For long running work (e.g. several minutes) the agent SHOULD report progress every few minutes to ensure that the origin server doesn't think that the agent has died.
When the complete
control is present, the agent MUST (SHOULD?) invoke it when work has been completed, optionally passing along with it the results of the work, if applicable. Any media type goes; some agents want to provide results as a binary file (e.g. a JPEG image), others just some JSON data or plain text.
POST ...
Content-Type: anything
The format of the complete
method is governed by the type
of work. Again, it is expected that the registry that describes the types of work will include information about the desired response (their media type)
A successful response indicates that the work has been handed off, and the agent can continue looking for work, typically by backing up a few paces.
TBD: response codes; if you get 200 here isn't the agent really obliged to process the response?
Cancellation is something that happens in two phases. First of all, the agent needs to be reporting its progress; the response from the progress MAY indicate that the server no longer wants the work to continue.
200 OK
Content-Type: TBD
{ "state" : "cancelled" }
If this happens, and the cancel
control is present, the agent SHOULD invoke it. The cancel
control informs the origin server that the agent successfully cancelled the work. If the agent is unable to cancel the work, it should ignore the desire to cancel the work and complete
the work as normal.
When the fail
control is present, the agent SHOULD invoke it if it has started progress on a work item, but is unable to complete for whatever reason. This control informs that the work could not be completed, and the agent is no longer working on this work.
The work order types MUST be URLs that SHOULD provide documentation about its intended use, inputs and outputs and other non-functional requirements.
Plays a sound on a machine's speakers.
-
uri
: (required string) URI of the sound to play -
volume
(optional number between 0 and 100) volume to play the sound
none
It would be cool to have the attendees write small workers that can do various things like play sounds on their speakers, or take a photo with a webcam, or do face recognition on photographs, and have servers that pass out work to these agents as it sees fit.
To do this, we would need a server that can add work to various queues; we would need to define some different types of work with their inputs and outputs; not very hard.
It would also probably be useful to have a few simple workers written in JavaScript in a browser, and have all the attendees open up workers on their phones, laptops, tablets, and see the result; this should probably be done at the beginning, to ensure that the attendees have something to tinker with so that they can grasp the architecture of it all.
Metacomment
At the moment there is no server that implements this; but it shouldn't be too hard to whip one up before REST Fest, at least one that provides the MUSTs.
An additional piece of this problem domain is that of deciding what work goes into what queue.
Traditional thinking might lead to an implementation where the server does all this, thus introducing the semantic coupling between the agents and the server.
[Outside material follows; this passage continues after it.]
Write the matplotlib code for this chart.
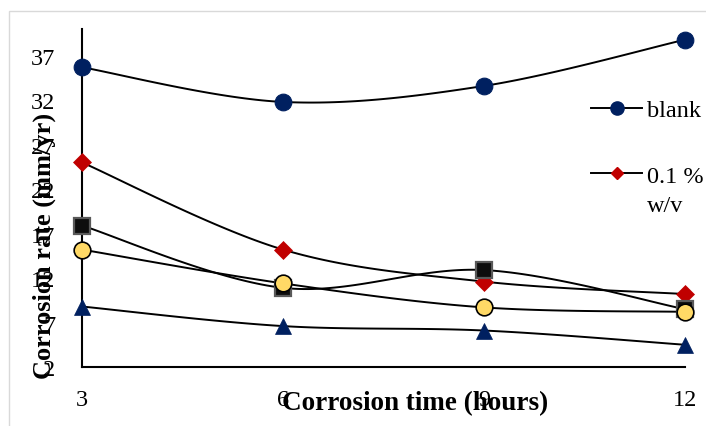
import numpy as np
import matplotlib
matplotlib.use("Agg")
import matplotlib.pyplot as plt
from matplotlib.patches import Rectangle
from matplotlib.lines import Line2D

plt.rcParams['font.family'] = ['Liberation Serif', 'DejaVu Serif']

hours = [3, 6, 9, 12]
blank = [35.7, 31.8, 33.6, 38.8]
conc_01 = [25.0, 15.2, 11.6, 10.2]
series_sq = [17.9, 10.9, 12.9, 8.5]
series_yc = [15.2, 11.4, 8.7, 8.2]
series_tri = [8.8, 6.6, 6.1, 4.5]
yticks = [2, 7, 12, 17, 22, 27, 32, 37]
xticks = [3, 6, 9, 12]


def smooth(x, y, n=40):
    """Excel-like smoothed line (Bezier through the points)."""
    P = np.column_stack([x, y]).astype(float)
    m = len(P)
    out = []
    for i in range(m - 1):
        p0 = P[i - 1] if i > 0 else P[i]
        p1 = P[i]
        p2 = P[i + 1]
        p3 = P[i + 2] if i + 2 < m else P[i + 1]
        c1 = p1 + (p2 - p0) / 6.0
        c2 = p2 - (p3 - p1) / 6.0
        t = np.linspace(0, 1, n)[:, None]
        seg = ((1 - t) ** 3) * p1 + 3 * ((1 - t) ** 2) * t * c1 + 3 * (1 - t) * t ** 2 * c2 + t ** 3 * p2
        out.append(seg if i == 0 else seg[1:])
    s = np.vstack(out)
    return s[:, 0], s[:, 1]


W, H = 706, 427
fig = plt.figure(figsize=(W / 100, H / 100), dpi=100)
fig.patches.append(Rectangle((9 / W, -0.1), 1.2, 1 - 12 / H + 0.1, transform=fig.transFigure,
                             fill=False, edgecolor='#d9d9d9', linewidth=1.0, zorder=0))
ax = fig.add_axes([82 / W, 1 - 368 / H, (685 - 82) / W, (368 - 30) / H])

lw = 1.4
styles = [
    (blank, dict(marker='o', ms=12, mfc='#002060', mec='#002060', mew=0.8)),
    (conc_01, dict(marker='D', ms=8.8, mfc='#C00000', mec='#C00000', mew=0.5)),
    (series_sq, dict(marker='s', ms=11, mfc='#0d0d0d', mec='#595959', mew=1.6)),
    (series_yc, dict(marker='o', ms=12, mfc='#FFD966', mec='#000000', mew=1.2)),
    (series_tri, dict(marker='^', ms=12, mfc='#002060', mec='#002060', mew=0.5)),
]
for vals, mk in styles:
    sx, sy = smooth(hours, vals)
    ax.plot(sx, sy, color='black', lw=lw, zorder=2, clip_on=False)
    ax.plot(hours, vals, linestyle='none', zorder=3, clip_on=False, **mk)

handles = [
    Line2D([], [], color='black', lw=lw, marker='o', ms=9.5, mfc='#002060', mec='#002060'),
    Line2D([], [], color='black', lw=lw, marker='D', ms=6.5, mfc='#C00000', mec='#C00000'),
]
labels = ['blank', '0.1 %']

ax.set_xlim(3, 12)
ax.set_ylim(2, 40)
ax.set_xticks(xticks)
ax.set_yticks(yticks)
ax.tick_params(axis='both', length=0, labelsize=17.5)
ax.tick_params(axis='x', pad=16)
ax.tick_params(axis='y', pad=19)
for s in ['top', 'right']:
    ax.spines[s].set_visible(False)
for s in ['left', 'bottom']:
    ax.spines[s].set_linewidth(1.5)
    ax.spines[s].set_color('black')

ax.set_xlabel('Corrosion time (hours)', fontsize=19.5, fontweight='bold')
ax.set_ylabel('Corrosion rate (mm/yr)', fontsize=19, fontweight='bold')
ax.xaxis.label.set_verticalalignment('center')
ax.yaxis.label.set_verticalalignment('center')
ax.xaxis.set_label_coords((415 - 82) / 603, (368 - 404) / 338)
ax.yaxis.set_label_coords((44 - 82) / 603, (368 - 246) / 338)

leg = ax.legend(handles, labels, loc='upper left', bbox_to_anchor=(591 / W, 1 - 100 / H),
                bbox_transform=fig.transFigure, frameon=False, fontsize=17.5,
                handlelength=2.1, handletextpad=0.2, labelspacing=1.8, borderpad=0,
                borderaxespad=0)

fig.canvas.draw()
bb = leg.get_texts()[1].get_window_extent()
fig.text(bb.x0 / W, (bb.y0 - 8) / H, 'w/v', ha='left', va='top', fontsize=17.5)

fig.savefig('out.png', dpi=100)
A better and more decentralized idea is to build upon the notion of workers, and introduce a similar media type which deals exclusively with the assignment of work. This allows a "decision maker" agent to literally be in control over the other "worker agents" by instructing the server about what work should be in what queues, based on what work completes where and so on.
This would allow the agents to again be decoupled from the server components (since the servers wouldn't know what on earth "send a tweet" is), and keep the coupling between agents.